Over time, overemphasis and adherence to the same proven routines that helped your organization achieve success can also lead to its decline resulting from organizational inertia, complacency, and inflexibility. Drawing lessons from one of the best models of success, the evolutionary model, Inverting the Paradox of Excellence explains why your organization must proactively seek out changes or variations on a continuous basis for ensuring excellence by testing out a continuum of opportunities and advantages. In other words, to maintain excellence, the company must be in a constant state of flux!
The book introduces the patterns and anti-patterns of excellence and includes detailed case studies based on different dimensions of variations, including shared values variations, structure variations, and staff variations. It presents these case studies through the prism of the "variations" idea to help you visualize the difference of the "case history" approach presented here. The case studies illustrate the different dimensions of business variations available to help your organization in its quest towards achieving and sustaining excellence.
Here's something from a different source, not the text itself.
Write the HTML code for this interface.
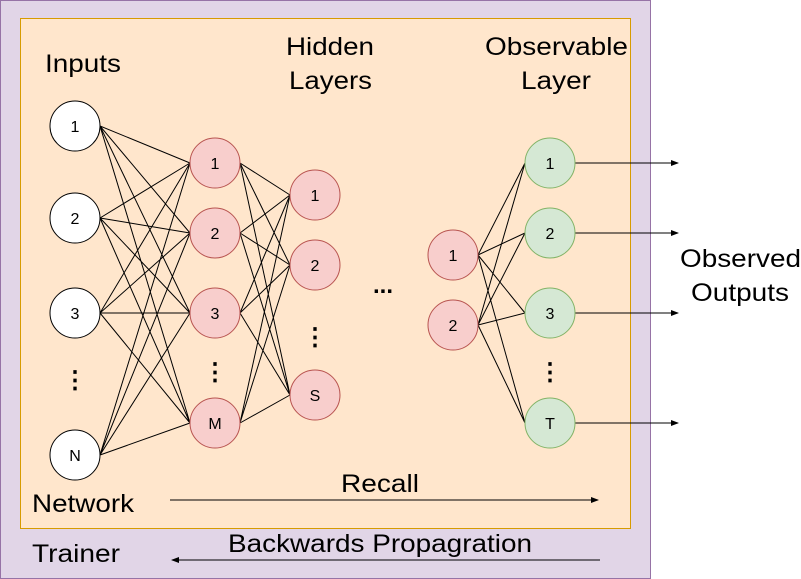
<!DOCTYPE html>
<html><head><style>body{margin:0;background:#fff}svg{display:block}text{font-family:"Liberation Sans",sans-serif}</style></head><body>
<svg width="801" height="579" xmlns="http://www.w3.org/2000/svg">
<defs><marker id="a" markerWidth="8" markerHeight="8" refX="7" refY="4" orient="auto" markerUnits="userSpaceOnUse"><path d="M0,1 L8,4 L0,7 Z" fill="#000"/></marker></defs>
<rect x="0.5" y="0.5" width="650" height="578" fill="#e1d5e7" stroke="#9673a6"/>
<rect x="20.5" y="18.5" width="610" height="510" fill="#ffe6cc" stroke="#d79b00"/>
<g stroke="#000" stroke-width="1">
<path d="M100,126L190,163M100,126L190,233M100,126L190,313M100,126L190,423
M100,218L190,163M100,218L190,233M100,218L190,313M100,218L190,423
M100,313L190,163M100,313L190,233M100,313L190,313M100,313L190,423
M100,455L190,163M100,455L190,233M100,455L190,313M100,455L190,423"/>
<path d="M240,163L290,195M240,163L290,265M240,163L290,395
M240,233L290,195M240,233L290,265M240,233L290,395
M240,313L290,195M240,313L290,265M240,313L290,395
M240,423L290,195M240,423L290,265M240,423L290,395"/>
<path d="M478,255L525,163M478,255L525,233M478,255L525,313M478,255L525,423
M478,325L525,163M478,325L525,233M478,325L525,313M478,325L525,423"/>
<path d="M575,163H678" marker-end="url(#a)"/>
<path d="M575,233H678" marker-end="url(#a)"/>
<path d="M575,313H678" marker-end="url(#a)"/>
<path d="M575,423H678" marker-end="url(#a)"/>
<path d="M170,500H598" marker-end="url(#a)"/>
<path d="M600,560H172" marker-end="url(#a)"/>
</g>
<g font-size="16" text-anchor="middle">
<g fill="#fff" stroke="#000">
<circle cx="75" cy="126" r="25"/><circle cx="75" cy="218" r="25"/><circle cx="75" cy="313" r="25"/><circle cx="75" cy="455" r="25"/>
</g>
<g fill="#f8cecc" stroke="#b85450">
<circle cx="215" cy="163" r="25"/><circle cx="215" cy="233" r="25"/><circle cx="215" cy="313" r="25"/><circle cx="215" cy="423" r="25"/>
<circle cx="315" cy="195" r="25"/><circle cx="315" cy="265" r="25"/><circle cx="315" cy="395" r="25"/>
<circle cx="453" cy="255" r="25"/><circle cx="453" cy="325" r="25"/>
</g>
<g fill="#d5e8d4" stroke="#82b366">
<circle cx="550" cy="163" r="25"/><circle cx="550" cy="233" r="25"/><circle cx="550" cy="313" r="25"/><circle cx="550" cy="423" r="25"/>
</g>
<text x="75" y="132">1</text><text x="75" y="224">2</text><text x="75" y="319">3</text><text x="75" y="461">N</text>
<text x="215" y="169">1</text><text x="215" y="239">2</text><text x="215" y="319">3</text><text x="215" y="429">M</text>
<text x="315" y="201">1</text><text x="315" y="271">2</text><text x="315" y="401">S</text>
<text x="453" y="261">1</text><text x="453" y="331">2</text>
<text x="550" y="169">1</text><text x="550" y="239">2</text><text x="550" y="319">3</text><text x="550" y="429">T</text>
</g>
<g font-size="24" font-weight="bold" text-anchor="middle">
<text x="75" y="388">⋮</text><text x="215" y="380">⋮</text><text x="315" y="345">⋮</text><text x="550" y="380">⋮</text>
<text x="383" y="293">...</text>
</g>
<g font-size="25" lengthAdjust="spacingAndGlyphs">
<text x="45" y="72" textLength="76" lengthAdjust="spacingAndGlyphs">Inputs</text>
<text x="286" y="55" textLength="88" lengthAdjust="spacingAndGlyphs">Hidden</text>
<text x="289" y="89" textLength="83" lengthAdjust="spacingAndGlyphs">Layers</text>
<text x="485" y="55" textLength="143" lengthAdjust="spacingAndGlyphs">Observable</text>
<text x="521" y="89" textLength="70" lengthAdjust="spacingAndGlyphs">Layer</text>
<text x="680" y="267" textLength="121" lengthAdjust="spacingAndGlyphs">Observed</text>
<text x="691" y="301" textLength="98" lengthAdjust="spacingAndGlyphs">Outputs</text>
<text x="341" y="492" textLength="78" lengthAdjust="spacingAndGlyphs">Recall</text>
<text x="32" y="512" textLength="102" lengthAdjust="spacingAndGlyphs">Network</text>
<text x="228" y="552" textLength="304" lengthAdjust="spacingAndGlyphs">Backwards Propagration</text>
<text x="32" y="562" textLength="88" lengthAdjust="spacingAndGlyphs">Trainer</text>
</g>
</svg>
</body></html>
The book extends a set of variations inspired by the pioneering McKinsey 7S model, namely shared values, strategy, structure, stuff, style, staff, skills, systems, and sequence. It includes case history segments for Toyota, Acer, eBay, ABB, Cisco, Blackberry, Tata, Samsung, Volvo, Charles Schwab, McDonald's, Scania, Starbucks, Google, Disney, and NUMMI. It also includes detailed case histories of GE, IBM, and UPS.
Author Biography:
Vivek Kale has more than two decades of professional IT experience during which he has handled and consulted on various aspects of enterprise-wide information modeling, enterprise architectures, business process re-design, and, e-business architectures. He has been Group CIO of Essar Group, the steel/oil & gas major of India, as well as, Raymond Ltd., the textile & apparel major of India. He is a seasoned practitioner in transforming the business of IT, facilitating business agility and enabling the Process Oriented Enterprise. He is the author of Implementing SAP R/3: The Guide for Business and Technology Managers, Sams (2000), A Guide to Implementing the Oracle Siebel CRM 8.x, McGraw-Hill India (2009) and Guide to Cloud Computing for Business and Technology Managers: From Distributed Computing to Cloudware Applications, Chapman and Hall (2014).